14. The Supreme Court in the case of Chandralekha & Ors. v. State of Rajasthan & Anr. reported in 2013 (1) UC 155 has held as under:-
"8. We must, at the outset, state that the High Court's view on jurisdiction meets with our approval and we confirm the view. However, after a careful perusal of the FIR and after taking into consideration the attendant circumstances, we are of the opinion that the FIR lodged by respondent 2 insofar as it relates to appellants 1, 2 and 3 deserves to be quashed. The allegations are extremely general in nature. No specific role is attributed to each of the appellants. Respondent 2 has stated that after the marriage, she resided with her husband at Ahmedabad. It is not clear whether appellants 1, 2 and 3 were residing with them at Ahmedabad. The marriage took place on 9/7/2002 and respondent 2 left her matrimonial home on 15/2/2003 i.e. within a period of seven months. Thereafter, respondent 2 took no steps to file any complaint against the appellants. Six years after she left the house, the present FIR is lodged making extremely vague and general allegations against appellants 1, 2 and 3. It is important to remember that appellant 2 is a married sister-in-law. In our opinion, such extra ordinary delay in lodging the FIR raises grave doubt about the truthfulness of allegations made by respondent 2 against appellants 1, 2 and 3, which are, in any case, general in nature. We have no doubt that by making such reckless and vague allegations, respondent 2 has tried to rope them in this case along with her husband. We are of the confirmed opinion that continuation of the criminal proceedings against appellants 1, 2 and 3 pursuant to this FIR is an abuse of process of law. In the interest of justice, therefore, the FIR deserves to be quashed insofar as it relates to appellants 1, 2 and 3."

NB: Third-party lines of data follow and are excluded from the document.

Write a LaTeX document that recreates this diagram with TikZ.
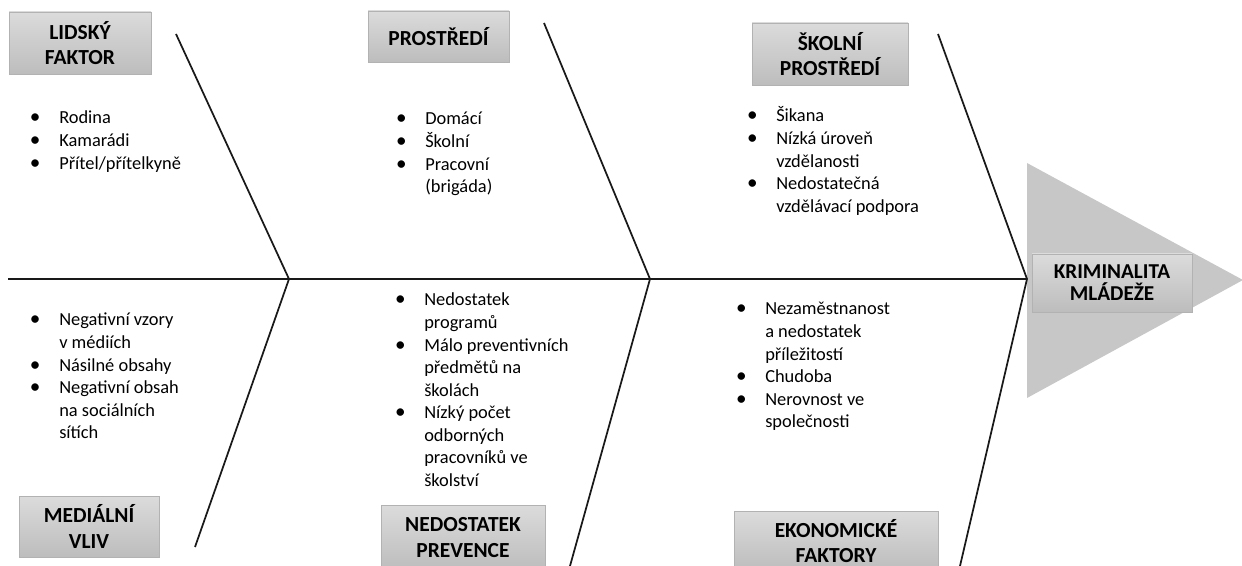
\documentclass[tikz,border=0pt]{standalone}
\usepackage{fontspec}
\setmainfont{Carlito}
\begin{document}
\begin{tikzpicture}[x=0.75pt,y=-0.75pt,
  bone/.style={draw=black!90, line width=1.3pt},
  hdr/.style={draw=black!30, line width=0.6pt, top color=black!14, bottom color=black!26,
    align=center, font=\fontsize{16.1}{18.8}\selectfont\bfseries, inner sep=0pt},
  lst/.style={anchor=base west, inner sep=0pt, font=\fontsize{13.8}{16.9}\selectfont},
  headtri/.style={fill=black!22, draw=none}]
\useasboundingbox (0,0) rectangle (1242,566);
% spine coordinates
\coordinate (spL) at (8,279);
\coordinate (j1) at (289,279);
\coordinate (j2) at (650,279);
\coordinate (j3) at (1027,279);
\coordinate (t1) at (176,34);
\coordinate (t2) at (544,23);
\coordinate (t3) at (938,34);
\coordinate (b1) at (195,547);
\coordinate (b2) at (570,566);
\coordinate (b3) at (960,566);
\coordinate (triT) at (1027,163);
\coordinate (triB) at (1027,398);
\coordinate (triR) at (1243,280);
% head triangle
\fill[headtri] (triT) -- (triR) -- (triB) -- cycle;
% bones
\draw[bone] (spL) -- (j3);
\draw[bone] (t1) -- (j1) -- (b1);
\draw[bone] (t2) -- (j2) -- (b2);
\draw[bone] (t3) -- (j3) -- (b3);
% header boxes
\node[hdr, minimum width=106.5pt, minimum height=46.5pt] (lidsky) at (80,43) {LIDSKÝ\\FAKTOR};
\node[hdr, minimum width=105.75pt, minimum height=38.25pt] (prostr) at (438.5,36.5) {PROSTŘEDÍ};
\node[hdr, minimum width=117pt, minimum height=46.5pt] (skolni) at (830,54) {ŠKOLNÍ\\PROSTŘEDÍ};
\node[hdr, minimum width=105pt, minimum height=45.75pt] (media) at (89,526.5) {MEDIÁLNÍ\\VLIV};
\node[hdr, minimum width=123pt, minimum height=48.75pt] (prev) at (463,537.5) {NEDOSTATEK\\PREVENCE};
\node[hdr, minimum width=153pt, minimum height=45pt] (ekon) at (836,541) {EKONOMICKÉ\\FAKTORY};
\node[hdr, minimum width=120pt, minimum height=43.5pt, font=\fontsize{15.9}{16.5}\selectfont\bfseries] (krim) at (1112,283) {KRIMINALITA\\MLÁDEŽE};
% bullet lists
\newcommand{\bl}{\makebox[18pt][l]{\makebox[0pt]{\scalebox{1.15}{\textbullet}}}}
\node[lst] (l1) at (35,124) {\begin{tabular}[t]{@{}l@{}l@{}}
\bl & Rodina\\ \bl & Kamarádi\\ \bl & Přítel/přítelkyně\end{tabular}};
\node[lst] (l2) at (401,125) {\begin{tabular}[t]{@{}l@{}l@{}}
\bl & Domácí\\ \bl & Školní\\ \bl & Pracovní\\ & (brigáda)\end{tabular}};
\node[lst] (l3) at (752,122) {\begin{tabular}[t]{@{}l@{}l@{}}
\bl & Šikana\\ \bl & Nízká úroveň\\ & vzdělanosti\\ \bl & Nedostatečná\\ & vzdělávací podpora\end{tabular}};
\node[lst] (l4) at (35,326) {\begin{tabular}[t]{@{}l@{}l@{}}
\bl & Negativní vzory\\ & v médiích\\ \bl & Násilné obsahy\\ \bl & Negativní obsah\\ & na sociálních\\ & sítích\end{tabular}};
\node[lst] (l5) at (400,306) {\begin{tabular}[t]{@{}l@{}l@{}}
\bl & Nedostatek\\ & programů\\ \bl & Málo preventivních\\ & předmětů na\\ & školách\\ \bl & Nízký počet\\ & odborných\\ & pracovníků ve\\ & školství\end{tabular}};
\node[lst] (l6) at (741,315) {\begin{tabular}[t]{@{}l@{}l@{}}
\bl & Nezaměstnanost\\ & a nedostatek\\ & příležitostí\\ \bl & Chudoba\\ \bl & Nerovnost ve\\ & společnosti\end{tabular}};
\end{tikzpicture}
\end{document}
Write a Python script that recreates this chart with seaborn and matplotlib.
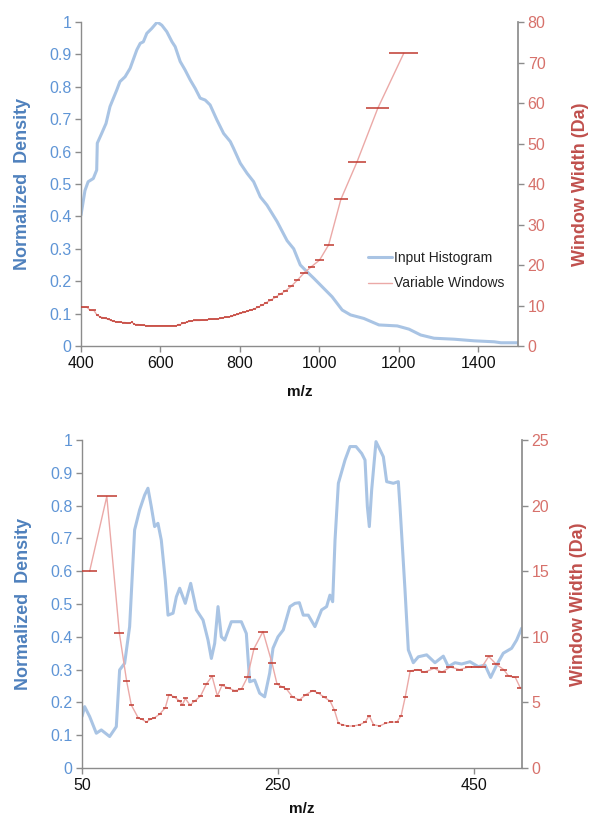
import numpy as np
import matplotlib
matplotlib.use('Agg')
import matplotlib.pyplot as plt
import seaborn as sns

# ---- top panel: input histogram (normalized density) ----
top_hist_mz = [400, 410, 418, 431, 439.5, 441, 452, 463, 473, 490, 498, 511, 523.6, 540.5,
               549, 557, 565.7, 578, 592, 603.5, 616, 629, 637, 649.7, 662, 675, 687.5, 700,
               712.7, 725, 742, 759, 775.8, 784, 801, 818, 834.6, 851.5, 868, 893.6, 918.8,
               935.4, 952, 969, 986, 1011, 1032, 1057.5, 1078.4, 1112, 1150, 1196, 1225.6,
               1255, 1288.6, 1339, 1389.5, 1440, 1457, 1500]
top_hist_density = [0.404, 0.48, 0.507, 0.517, 0.543, 0.626, 0.656, 0.687, 0.739, 0.79, 0.816,
                    0.831, 0.857, 0.914, 0.934, 0.939, 0.965, 0.98, 1.0, 0.99, 0.97, 0.939,
                    0.924, 0.878, 0.852, 0.821, 0.795, 0.765, 0.759, 0.744, 0.698, 0.656, 0.631,
                    0.61, 0.564, 0.533, 0.507, 0.46, 0.435, 0.384, 0.325, 0.3, 0.25, 0.229,
                    0.209, 0.178, 0.152, 0.111, 0.096, 0.085, 0.065, 0.062, 0.052, 0.034, 0.024,
                    0.021, 0.016, 0.013, 0.01, 0.01]

# ---- top panel: variable windows (contiguous, starting at 400 m/z) ----
top_win_start = 400
top_win_width = [9.6, 9.6, 8.8, 8.8, 7.6, 7.2, 7.0, 6.8, 6.6, 6.3, 6.1, 6.0, 5.9, 5.9, 5.8, 5.8,
                 5.6, 5.6, 5.9, 5.4, 5.3, 5.3, 5.2, 5.1, 5.1, 5.0,
                 5.0, 5.0, 5.0, 5.0, 5.0, 5.0, 5.0, 5.0, 5.0, 5.0, 5.0, 5.0, 5.0, 5.0, 5.0,
                 5.3, 5.3, 5.6, 5.8, 5.9, 6.1, 6.2, 6.3, 6.3, 6.3, 6.4, 6.4, 6.5, 6.6, 6.6,
                 6.7, 6.7, 6.8, 7.0, 7.1, 7.2, 7.3, 7.6, 7.8, 8.1, 8.3, 8.6, 8.9, 9.2, 9.6,
                 10.1, 10.7, 11.3, 12.0, 12.8, 13.6, 14.7, 16.2, 18.0, 19.6, 21.2, 25.0,
                 36.2, 45.5, 58.7, 72.3]

# ---- bottom panel: input histogram ----
bot_hist_mz = [50, 52.7, 57.8, 64.6, 69.7, 78.2, 85, 88.4, 93.5, 98.6, 103.7, 108.8, 113.9,
               117.3, 120.7, 124.1, 127.5, 130.9, 135, 137.8, 142.9, 146.3, 149.7, 155.4,
               160.9, 166.7, 173.5, 178.6, 182, 185.4, 188.8, 192.2, 195.6, 202.4, 212.6,
               217.7, 221.1, 226.2, 231.3, 236.4, 241.5, 244.9, 250, 255.4, 262.2, 267.3,
               271.8, 275.8, 280.9, 287.7, 294.5, 299.6, 303, 305.8, 308.2, 311.6, 318.4,
               323.5, 329.6, 335.4, 338.8, 341.2, 343.2, 345.6, 350, 354.1, 357.5, 360.9,
               367.7, 372.8, 374.5, 379.6, 383, 388.1, 393.2, 401.7, 410.2, 418.7, 423.8,
               430.6, 437.4, 445.9, 454.4, 461.2, 467, 473.1, 479.9, 488.4, 493.5, 498.6]
bot_hist_density = [0.157, 0.187, 0.157, 0.106, 0.116, 0.096, 0.126, 0.299, 0.319, 0.431,
                    0.726, 0.787, 0.832, 0.853, 0.797, 0.736, 0.746, 0.695, 0.573, 0.466,
                    0.472, 0.522, 0.548, 0.502, 0.563, 0.482, 0.451, 0.39, 0.334, 0.38, 0.492,
                    0.4, 0.39, 0.446, 0.446, 0.41, 0.263, 0.268, 0.228, 0.217, 0.289, 0.365,
                    0.4, 0.421, 0.492, 0.502, 0.504, 0.466, 0.466, 0.431, 0.482, 0.492, 0.527,
                    0.507, 0.695, 0.868, 0.939, 0.98, 0.98, 0.959, 0.939, 0.797, 0.736, 0.848,
                    0.995, 0.97, 0.949, 0.873, 0.868, 0.873, 0.797, 0.543, 0.36, 0.321, 0.339,
                    0.345, 0.321, 0.341, 0.309, 0.321, 0.317, 0.324, 0.309, 0.314, 0.276,
                    0.314, 0.35, 0.365, 0.39, 0.426]

# ---- bottom panel: variable windows ----
bot_win_center = [57.8, 75.3, 88.1, 95.6, 100.3, 107.5, 111.5, 115.6, 119.5, 123.4, 129.2,
                  135.0, 138.8, 144.6, 149.7, 152.4, 155.4, 160.2, 165.0, 171.1, 176.9,
                  182.7, 188.1, 192.9, 199.0, 205.8, 212.6, 218.7, 225.5, 234.7, 243.9,
                  249.0, 253.8, 258.9, 265.0, 271.9, 278.7, 285.5, 291.3, 297.1, 303.2,
                  307.6, 311.7, 316.1, 320.9, 327.0, 333.2, 339.0, 343.0, 347.5, 353.6,
                  359.4, 365.2, 371.3, 375.7, 379.8, 384.9, 392.7, 399.2, 409.4, 417.3,
                  425.8, 435.3, 444.5, 450.3, 458.1, 465.0, 472.8, 480.3, 485.4, 492.2, 497.3]
bot_win_width = [15.0, 20.7, 10.3, 6.6, 4.8, 3.8, 3.7, 3.5, 3.7, 3.8, 4.1, 4.6, 5.6, 5.4, 5.1,
                 4.8, 5.3, 4.8, 5.1, 5.5, 6.4, 7.0, 5.5, 6.3, 6.1, 5.9, 6.0, 6.9, 9.1, 10.4,
                 8.0, 6.4, 6.2, 6.0, 5.4, 5.2, 5.6, 5.9, 5.7, 5.4, 5.1, 4.4, 3.4, 3.3, 3.2,
                 3.2, 3.3, 3.5, 4.0, 3.3, 3.2, 3.4, 3.5, 3.5, 4.0, 5.4, 7.4, 7.5, 7.3, 7.6,
                 7.3, 7.7, 7.5, 7.7, 7.7, 7.7, 8.5, 7.9, 7.5, 7.0, 6.9, 6.1]

BLUE_LINE = '#A9C4E4'
BLUE_TICK = '#5F95D6'
BLUE_LABEL = '#4F81BD'
RED_LINE = '#EBA9A7'
RED_CAP = '#C0392F'
RED_TICK = '#D7716B'
RED_LABEL = '#C0504D'
SPINE = '#8C8C8C'

sns.set_theme(style='white')
plt.rcParams['font.family'] = ['Liberation Sans', 'DejaVu Sans']


def draw_panel(ax, hist_x, hist_y, win_c, win_w, xlim, xticks, y2max, y2step,
               xlabelpad=10, y2labelpad=19, legend=False):
    '''
    Draws the normalized histogram on the left axis and the
    variable windows (centre + window span) on a twin right axis.
    '''
    sns.lineplot(x=hist_x, y=hist_y, ax=ax, color=BLUE_LINE, linewidth=2.2,
                 sort=False, estimator=None, label='Input Histogram', legend=False)
    ax.set_xlim(*xlim)
    ax.set_ylim(0, 1)
    yt = np.round(np.arange(0, 1.01, 0.1), 1)
    ax.set_yticks(yt)
    ax.set_yticklabels([f'{t:g}' for t in yt], color=BLUE_TICK, fontsize=11.5)
    ax.set_xticks(xticks)
    ax.set_xticklabels([str(t) for t in xticks], color='#111111', fontsize=11.5)
    ax.set_ylabel('Normalized  Density', fontsize=13, fontweight='bold', color=BLUE_LABEL, labelpad=13)
    ax.set_xlabel('m/z', fontsize=11, fontweight='bold', color='#111111', labelpad=xlabelpad)
    for s in ['top', 'right']:
        ax.spines[s].set_visible(False)
    for s in ['left', 'bottom']:
        ax.spines[s].set_color(SPINE)
        ax.spines[s].set_linewidth(1.0)
    ax.tick_params(axis='both', which='major', direction='out', length=4, width=1,
                   color=SPINE, left=True, bottom=True, pad=3)

    ax2 = ax.twinx()
    sns.lineplot(x=win_c, y=win_w, ax=ax2, color=RED_LINE, linewidth=1.0,
                 sort=False, estimator=None, label='Variable Windows', legend=False)
    ax2.errorbar(win_c, win_w, xerr=np.array(win_w) / 2, fmt='none',
                 ecolor=RED_CAP, elinewidth=1.1, capsize=0)
    ax2.set_ylim(0, y2max)
    y2t = np.arange(0, y2max + 1, y2step)
    ax2.set_yticks(y2t)
    ax2.set_yticklabels([str(t) for t in y2t], color=RED_TICK, fontsize=11.5)
    ax2.set_ylabel('Window Width (Da)', fontsize=13, fontweight='bold', color=RED_LABEL,
                   labelpad=y2labelpad)
    for s in ['top', 'left', 'bottom']:
        ax2.spines[s].set_visible(False)
    ax2.spines['right'].set_color(SPINE)
    ax2.tick_params(axis='y', direction='out', length=4, width=1, color=SPINE, right=True, pad=3)
    ax2.grid(False)
    ax.grid(False)

    if legend:
        h1 = ax.get_lines()[0]
        h2 = ax2.get_lines()[0]
        ax.legend([h1, h2], ['Input Histogram', 'Variable Windows'], frameon=False,
                  loc='center left', bbox_to_anchor=(0.64, 0.232), fontsize=10,
                  handlelength=1.75, handletextpad=0.15, labelspacing=0.8,
                  borderpad=0, labelcolor='#222222')


fig = plt.figure(figsize=(5.89, 8.17), dpi=100)
ax_top = fig.add_axes([81 / 589, 1 - 346 / 817, (518 - 81) / 589, (346 - 22) / 817])
ax_bot = fig.add_axes([82 / 589, 1 - 768 / 817, (522 - 82) / 589, (768 - 440) / 817])

top_edges = top_win_start + np.cumsum(top_win_width)
top_win_center = top_edges - np.array(top_win_width) / 2

draw_panel(ax_top, top_hist_mz, top_hist_density, top_win_center, top_win_width,
           (400, 1500), [400, 600, 800, 1000, 1200, 1400], 80, 10,
           xlabelpad=10, y2labelpad=19, legend=True)
draw_panel(ax_bot, bot_hist_mz, bot_hist_density, bot_win_center, bot_win_width,
           (50, 499), [50, 250, 450], 25, 5, xlabelpad=7, y2labelpad=15)

fig.savefig('out.png', dpi=100)
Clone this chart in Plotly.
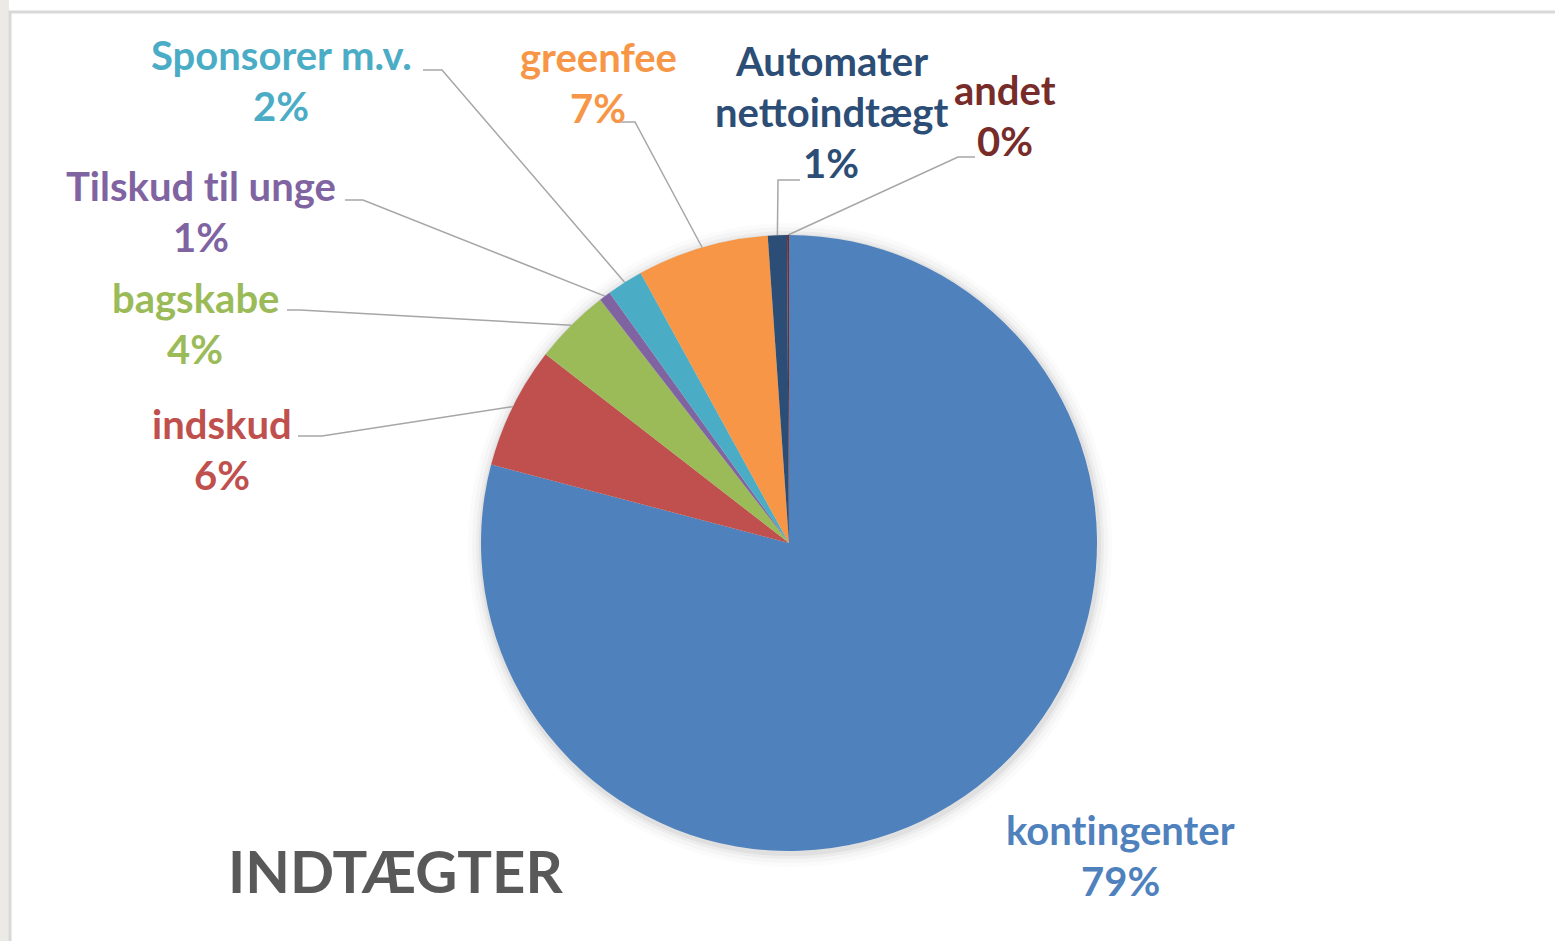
import math
import plotly.graph_objects as go

# ---- data ----
categories = ["kontingenter", "indskud", "bagskabe", "Tilskud til unge",
              "Sponsorer m.v.", "greenfee", "Automater nettoindtægt", "andet"]
label_lines = [["kontingenter"], ["indskud"], ["bagskabe"], ["Tilskud til unge"],
               ["Sponsorer m.v."], ["greenfee"], ["Automater", "nettoindtægt"], ["andet"]]
values = [79.1, 6.4, 4.0, 0.6, 1.9, 6.9, 1.0, 0.1]
title_text = "INDTÆGTER"

# ---- styles ----
colors = ["#4F81BD", "#C0504D", "#9BBB59", "#8064A2",
          "#4BACC6", "#F79646", "#2C4D75", "#772C2A"]
W, H = 1555, 941
CX, CY, R = 789, 543, 308
FONT = "Lato"
FS = 40
LINE_GAP = 51
# label block: (center x, first line center y), leader: (label end point, elbow point) or None
label_pos = [(1120, 830), (222, 424), (195, 298), (201, 186),
             (281, 55), (598, 57), (831, 61), (1005, 90)]
leaders = [None,
           ((298, 436), (322, 436)),
           ((287, 310), (300, 310)),
           ((345, 200), (363, 200)),
           ((423, 70), (442, 70)),
           ((615, 122), (635, 122)),
           ((800, 180), (778, 180)),
           ((975, 157), (958, 157))]


def no_lig(s):
    # keep "ti" from turning into a ligature glyph
    return s.replace("ti", "t\u200ci")


total = sum(values)
pct_text = [f"{round(v / total * 100)}%" for v in values]

fig = go.Figure()

# leader lines, attached to slice mid-angle on pie edge
cum = 0.0
for i, v in enumerate(values):
    mid = (cum + v / 2) / total * 2 * math.pi
    cum += v
    if leaders[i] is None:
        continue
    ex = CX + R * math.sin(mid)
    ey = CY - R * math.cos(mid)
    (lx, ly), (bx, by) = leaders[i]
    fig.add_trace(go.Scatter(x=[lx, bx, ex], y=[ly, by, ey], mode="lines",
                             line=dict(color="#A6A6A6", width=1.5),
                             hoverinfo="skip", showlegend=False))

fig.add_trace(go.Pie(
    labels=categories, values=values, sort=False, direction="clockwise",
    rotation=0, marker=dict(colors=colors, line=dict(width=0)),
    textinfo="none", hoverinfo="skip", showlegend=False,
    domain=dict(x=[(CX - R) / W, (CX + R) / W], y=[1 - (CY + R) / H, 1 - (CY - R) / H]),
))

annotations = []
for i, lines in enumerate(label_lines):
    x0, y0 = label_pos[i]
    for j, t in enumerate(lines + [pct_text[i]]):
        annotations.append(dict(x=x0, y=y0 + j * LINE_GAP, xref="x", yref="y", text=no_lig(t),
                                showarrow=False, xanchor="center", yanchor="middle",
                                font=dict(family=FONT, size=FS, color=colors[i], weight=700)))
annotations.append(dict(x=395, y=870, xref="x", yref="y", text=title_text, showarrow=False,
                        xanchor="center", yanchor="middle",
                        font=dict(family=FONT, size=58, color="#595959", weight=700)))

shapes = [
    dict(type="rect", xref="x", yref="y", x0=0, x1=9, y0=0, y1=H,
         fillcolor="#ECEAE7", line=dict(width=0), layer="below"),
    dict(type="rect", xref="x", yref="y", x0=10, x1=W + 20, y0=12, y1=H + 20,
         fillcolor="white", line=dict(color="#D9D9D9", width=3), layer="below"),
]
for k, a in [(14, 0.015), (10, 0.025), (6, 0.035), (3, 0.05)]:
    shapes.append(dict(type="circle", xref="x", yref="y",
                       x0=CX - R - k + 1, x1=CX + R + k + 1, y0=CY - R - k + 2, y1=CY + R + k + 2,
                       fillcolor=f"rgba(0,0,0,{a})", line=dict(width=0), layer="below"))

fig.update_layout(
    width=W, height=H, margin=dict(l=0, r=0, t=0, b=0),
    paper_bgcolor="white", plot_bgcolor="rgba(0,0,0,0)",
    xaxis=dict(range=[0, W], visible=False, domain=[0, 1], fixedrange=True),
    yaxis=dict(range=[H, 0], visible=False, domain=[0, 1], fixedrange=True),
    annotations=annotations, shapes=shapes, showlegend=False,
)

fig.write_html("out.html", config={"displayModeBar": False},
               post_script="document.body.style.margin='0';document.body.style.overflow='hidden';")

15. Thus, it is clear that in the FIR except by saying that applicant no. 2 along with other family members was also scolding respondent no. 2, no other specific and clear allegations have been made against her. The
allegations made against applicant no. 2 are vague, omnibus and general in nature.
16. Thus, by applying the principle laid down by the Supreme Court in the case of Geeta Mehrotra Vs. State of U.P. reported in (2012) 10 SCC 741 and Preeti Gupta and another vs. State of Jharkhand and another, reported in (2010) 9 SCC 667, it is held that allegations made against applicant no. 2 are not sufficient to prosecute her for offence under Sections 498-A, 377, 34 of IPC and Section 3/4 of the Dowry Prohibition Act.
17. Accordingly, FIR in Crime No.6/22 registered at Mahila Thana, Bhopal and criminal prosecution thereof qua applicant no. 2 sister-in- law is hereby quashed and criminal prosecution of applicant no. 1 (father-in-law), applicant no.3 (mother-in-law) and applicant no. 4 (husband) shall continue.
18. Application filed by applicant no.2 is hereby allowed whereas the application filed by applicants no.1, 3 and 4 is hereby dismissed.